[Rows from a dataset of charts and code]

------------

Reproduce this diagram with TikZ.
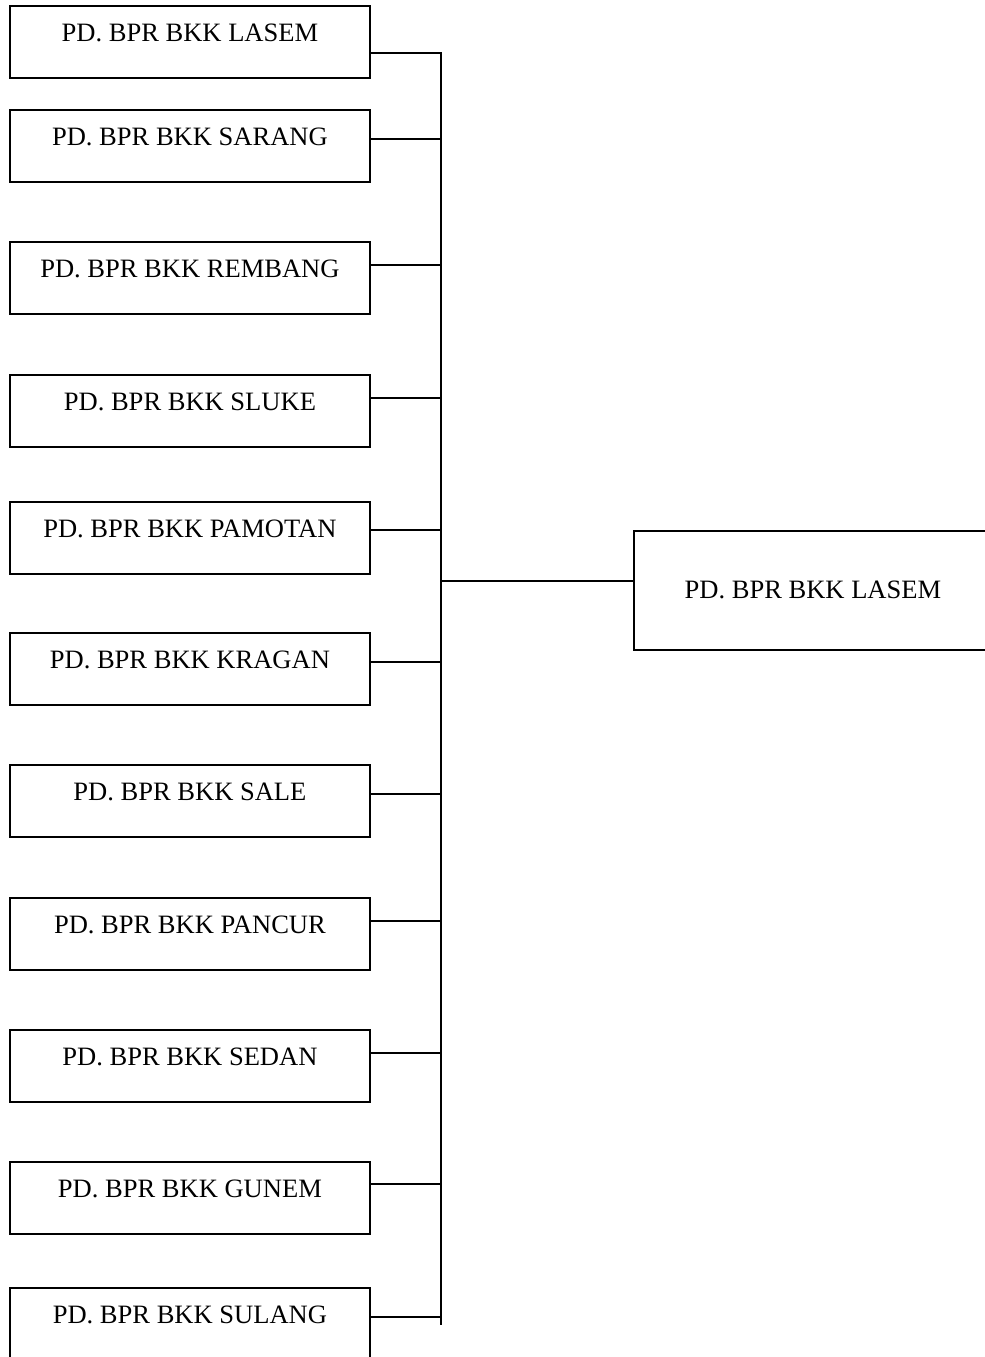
\documentclass[tikz,border=0pt]{standalone}
\usepackage{fontspec}
\setmainfont{Liberation Serif}
\usetikzlibrary{calc}
\definecolor{ink}{HTML}{000000}

\begin{document}
\begin{tikzpicture}[
  % one unit = one pixel of the scanned chart
  x=0.75pt, y=-0.75pt,
  font=\fontsize{19.9}{24}\selectfont,
  unit/.style={
    draw=ink, line width=1.4pt, anchor=north west, inner sep=0pt,
    minimum width=270pt, text height=27pt, text depth=27pt, text=ink,
  },
  head/.style={
    draw=ink, line width=1.4pt, anchor=north west, inner sep=0pt,
    minimum width=268.5pt, text height=51pt, text depth=38.25pt, text=ink,
  },
  link/.style={draw=ink, line width=1.4pt},
]
  \clip (0,0) rectangle (985,1357);

  % --- branch offices, top to bottom ---
  \foreach \i/\top/\cy/\name in {
      1/5/53/LASEM,
      2/109/139/SARANG,
      3/241/265/REMBANG,
      4/374/398/SLUKE,
      5/501/530/PAMOTAN,
      6/632/662/KRAGAN,
      7/764/794/SALE,
      8/897/921/PANCUR,
      9/1029/1053/SEDAN,
      10/1161/1184/GUNEM,
      11/1287/1317/SULANG%
  }{
    \node[unit] (n\i) at (9,\top) {PD. BPR BKK \name};
    \coordinate (b\i) at (441,\cy);
  }

  % --- head office ---
  \node[head] (main) at (633,530) {PD. BPR BKK LASEM};

  % --- bus line and stubs ---
  \coordinate (busbot) at (441,1325);
  \coordinate (hub) at (441,581);
  \draw[link] (b1 -| n1.east) -- (b1) -- (busbot);
  \foreach \i in {2,...,11}{
    \draw[link] (b\i -| n\i.east) -- (b\i);
  }
  \draw[link] (hub) -- (hub -| main.west);
\end{tikzpicture}
\end{document}
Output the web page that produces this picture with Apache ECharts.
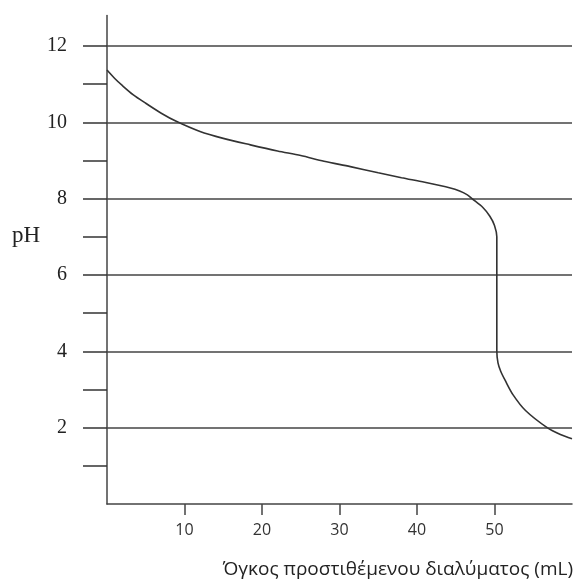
<!DOCTYPE html>
<html>
<head>
<meta charset="utf-8">
<script src="https://cdn.jsdelivr.net/npm/echarts@6/dist/echarts.min.js"></script>
<style>
html,body{margin:0;padding:0;background:#fff;}
#chart{width:581px;height:579px;}
</style>
</head>
<body>
<div id="chart"></div>
<script>
var volume = [0, 1, 2, 3.4, 5, 7, 9, 12, 15, 18.5, 22, 25, 28, 31.4, 35, 38, 41, 44.3, 45.5, 46.5, 47.1, 48.5, 49.4, 50.0, 50.3, 50.3, 50.45, 50.8, 51.4, 52.4, 54, 56.8, 58.5, 60];
var phValues = [11.37, 11.15, 10.96, 10.72, 10.5, 10.24, 10.02, 9.76, 9.58, 9.41, 9.25, 9.13, 8.98, 8.84, 8.68, 8.55, 8.43, 8.28, 8.2, 8.1, 8.0, 7.77, 7.54, 7.3, 7.0, 4.0, 3.7, 3.48, 3.23, 2.86, 2.45, 2.0, 1.82, 1.71];
var yTicks = [1,2,3,4,5,6,7,8,9,10,11,12];
var yLabels = [2,4,6,8,10,12];
var xTicks = [10,20,30,40,50];
var xLabels = [10,20,30,40,50];
var yName = 'pH';
var xName = 'Όγκος προστιθέμενου διαλύματος (mL)';

var chart = echarts.init(document.getElementById('chart'));
var data = volume.map(function(v, i){ return [v, phValues[i]]; });
chart.setOption({
  animation: false,
  backgroundColor: '#fff',
  title: [
    {text: yName, left: 12, top: 224, padding: 0, textStyle: {fontFamily: 'Liberation Serif', fontSize: 23, fontWeight: 'normal', color: '#222'}},
    {text: xName, right: 8, top: 560, padding: 0, textStyle: {fontFamily: 'Open Sans', fontSize: 19, fontWeight: 'normal', color: '#222'}}
  ],
  grid: {left: 107, right: 9, top: 15.5, bottom: 75},
  xAxis: {
    type: 'value', min: 0, max: 60, interval: 10,
    axisLine: {show: true, lineStyle: {color: '#444', width: 1.5}},
    axisTick: {show: true, customValues: xTicks, length: 11, lineStyle: {color: '#444', width: 1.5}},
    axisLabel: {customValues: xLabels, margin: 18, fontFamily: 'Open Sans', fontSize: 16, color: '#333'},
    splitLine: {show: false}
  },
  yAxis: {
    type: 'value', min: 0, max: 12.8, interval: 1,
    axisLine: {show: true, lineStyle: {color: '#444', width: 1.5}},
    axisTick: {show: true, customValues: yTicks, length: 24, lineStyle: {color: '#333', width: 1.5}},
    axisLabel: {customValues: yLabels, margin: 40, fontFamily: 'Liberation Serif', fontSize: 20, color: '#222'},
    splitLine: {show: true, lineStyle: {color: ['rgba(0,0,0,0)', '#444'], width: 1.5}}
  },
  series: [{
    type: 'line', data: data, showSymbol: false, smooth: 0.3,
    lineStyle: {color: '#333', width: 1.6}
  }]
});
</script>
</body>
</html>
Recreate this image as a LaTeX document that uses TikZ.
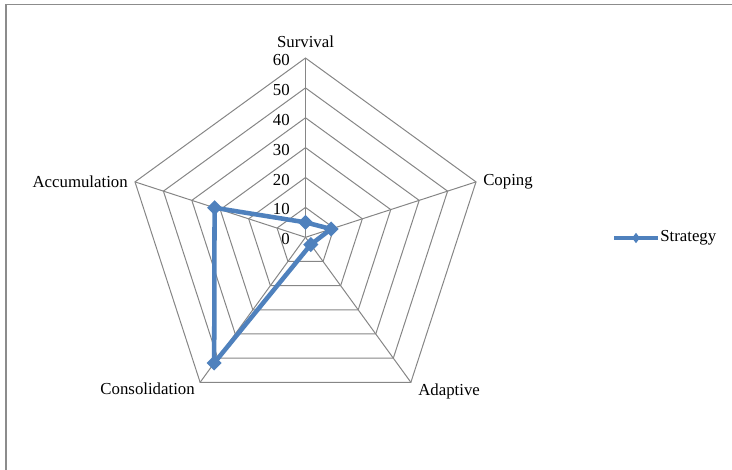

------------

Given task: Give the data above again in full and unchanged, skipping the pictures.

Response to this task:
Reproduce this diagram with TikZ.
\documentclass[tikz,border=0pt]{standalone}
\usepackage{fontspec}
\setmainfont{Liberation Serif}
\usetikzlibrary{calc}
\definecolor{ink}{HTML}{000000}

\begin{document}
\begin{tikzpicture}[
  % one unit = one pixel of the scanned chart
  x=0.75pt, y=-0.75pt,
  font=\fontsize{19.9}{24}\selectfont,
  unit/.style={
    draw=ink, line width=1.4pt, anchor=north west, inner sep=0pt,
    minimum width=270pt, text height=27pt, text depth=27pt, text=ink,
  },
  head/.style={
    draw=ink, line width=1.4pt, anchor=north west, inner sep=0pt,
    minimum width=268.5pt, text height=51pt, text depth=38.25pt, text=ink,
  },
  link/.style={draw=ink, line width=1.4pt},
]
  \clip (0,0) rectangle (985,1357);

  % --- branch offices, top to bottom ---
  \foreach \i/\top/\cy/\name in {
      1/5/53/LASEM,
      2/109/139/SARANG,
      3/241/265/REMBANG,
      4/374/398/SLUKE,
      5/501/530/PAMOTAN,
      6/632/662/KRAGAN,
      7/764/794/SALE,
      8/897/921/PANCUR,
      9/1029/1053/SEDAN,
      10/1161/1184/GUNEM,
      11/1287/1317/SULANG%
  }{
    \node[unit] (n\i) at (9,\top) {PD. BPR BKK \name};
    \coordinate (b\i) at (441,\cy);
  }

  % --- head office ---
  \node[head] (main) at (633,530) {PD. BPR BKK LASEM};

  % --- bus line and stubs ---
  \coordinate (busbot) at (441,1325);
  \coordinate (hub) at (441,581);
  \draw[link] (b1 -| n1.east) -- (b1) -- (busbot);
  \foreach \i in {2,...,11}{
    \draw[link] (b\i -| n\i.east) -- (b\i);
  }
  \draw[link] (hub) -- (hub -| main.west);
\end{tikzpicture}
\end{document}
Output the web page that produces this picture with Apache ECharts.
<!DOCTYPE html>
<html>
<head>
<meta charset="utf-8">
<script src="https://cdn.jsdelivr.net/npm/echarts@6/dist/echarts.min.js"></script>
<style>
html,body{margin:0;padding:0;background:#fff;}
#chart{width:581px;height:579px;}
</style>
</head>
<body>
<div id="chart"></div>
<script>
var volume = [0, 1, 2, 3.4, 5, 7, 9, 12, 15, 18.5, 22, 25, 28, 31.4, 35, 38, 41, 44.3, 45.5, 46.5, 47.1, 48.5, 49.4, 50.0, 50.3, 50.3, 50.45, 50.8, 51.4, 52.4, 54, 56.8, 58.5, 60];
var phValues = [11.37, 11.15, 10.96, 10.72, 10.5, 10.24, 10.02, 9.76, 9.58, 9.41, 9.25, 9.13, 8.98, 8.84, 8.68, 8.55, 8.43, 8.28, 8.2, 8.1, 8.0, 7.77, 7.54, 7.3, 7.0, 4.0, 3.7, 3.48, 3.23, 2.86, 2.45, 2.0, 1.82, 1.71];
var yTicks = [1,2,3,4,5,6,7,8,9,10,11,12];
var yLabels = [2,4,6,8,10,12];
var xTicks = [10,20,30,40,50];
var xLabels = [10,20,30,40,50];
var yName = 'pH';
var xName = 'Όγκος προστιθέμενου διαλύματος (mL)';

var chart = echarts.init(document.getElementById('chart'));
var data = volume.map(function(v, i){ return [v, phValues[i]]; });
chart.setOption({
  animation: false,
  backgroundColor: '#fff',
  title: [
    {text: yName, left: 12, top: 224, padding: 0, textStyle: {fontFamily: 'Liberation Serif', fontSize: 23, fontWeight: 'normal', color: '#222'}},
    {text: xName, right: 8, top: 560, padding: 0, textStyle: {fontFamily: 'Open Sans', fontSize: 19, fontWeight: 'normal', color: '#222'}}
  ],
  grid: {left: 107, right: 9, top: 15.5, bottom: 75},
  xAxis: {
    type: 'value', min: 0, max: 60, interval: 10,
    axisLine: {show: true, lineStyle: {color: '#444', width: 1.5}},
    axisTick: {show: true, customValues: xTicks, length: 11, lineStyle: {color: '#444', width: 1.5}},
    axisLabel: {customValues: xLabels, margin: 18, fontFamily: 'Open Sans', fontSize: 16, color: '#333'},
    splitLine: {show: false}
  },
  yAxis: {
    type: 'value', min: 0, max: 12.8, interval: 1,
    axisLine: {show: true, lineStyle: {color: '#444', width: 1.5}},
    axisTick: {show: true, customValues: yTicks, length: 24, lineStyle: {color: '#333', width: 1.5}},
    axisLabel: {customValues: yLabels, margin: 40, fontFamily: 'Liberation Serif', fontSize: 20, color: '#222'},
    splitLine: {show: true, lineStyle: {color: ['rgba(0,0,0,0)', '#444'], width: 1.5}}
  },
  series: [{
    type: 'line', data: data, showSymbol: false, smooth: 0.3,
    lineStyle: {color: '#333', width: 1.6}
  }]
});
</script>
</body>
</html>
Recreate this image as a LaTeX document that uses TikZ.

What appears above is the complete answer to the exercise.